For those who aren't familiar with what the locals call "Willy Street", it is probably the most liberal part of the most liberal city in the state. It's the kind of neighborhood where you don't even put out a garbage bin every week--because your waste is either recyclable or it is composting in the back yard--and putting out a campaign sign for a Republican candidate is considered "hate speech". It's also the kind of neighborhood where the people preach "tolerance for others"--but in true liberal fashion--don't actually practice it.
So these folks are upset with That BBQ Joint and the aroma of smoked meat that eminates from it. (I've checked on-line reviews of the place and they are generally positive--pointing out that you need to get there early or the most popular meats may be sold out--which tells me this is not a "fake" BBQ place that amazingly prepares a rack of ribs for you in just 15-minutes). As an aspiring BBQ Pitmaster myself, I would be more than happy to have that place as a neighbor--as much for the good eats nearby, as for the beautiful smell of pork shoulder or brisket slow-cooking over wood.
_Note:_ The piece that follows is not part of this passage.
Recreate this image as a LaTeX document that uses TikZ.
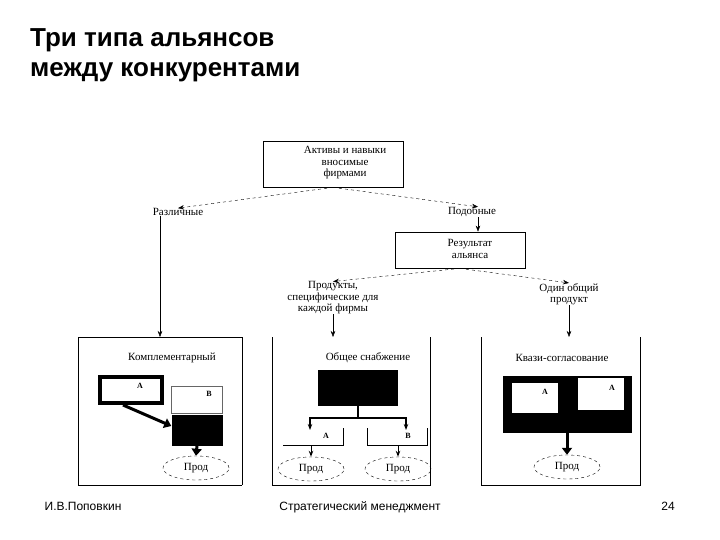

But Willy Street has vegans living there--and they can't "tolerate" the smell of meat. So they are demanding that the restaurant install incredibly expensive 'scrubbers" to remove the "offensive odor" coming from the BBQ pits. Environmentalists are also concerned about the "carcinogens" produced by burning wood as well.
In a city like Madison, you would think that opposition from these two groups would spell doom for That BBQ Joint--but the owners are playing the race card. One of them is of mixed racial heritage--and he claims that opposition to his restaurant is "white privilege"--saying "These complaints are the way people harass minority-owned businesses" (and when you think about it, most people do complain about "the smell" of Chinese, Indian, Pakistani and Mexican restaurants--but not the steakhouse or fish fry place right across the street). What's more, the Joint owners point out that they also serve a largely minority clientele (which has led to complaints about noise coming from the business as well).
This is a situation that bears watching--because as we increasingly become a nation of "persecuted minorities" and "victims of institutional discrimination" it becomes more and more difficult to determine who has to be "tolerant" by "being offended"--and who gets their way.
Now if we were still a nation of laws and not "feelings", this situation could be fixed with two simple questions: "Is the property zoned Commercial for use as a restaurant?"--yes--and "Do the emissions coming from the restaurant meet EPA standards for particulate matter and composition?"--yes, again. There you go, That BBQ Joint stays. That was easy.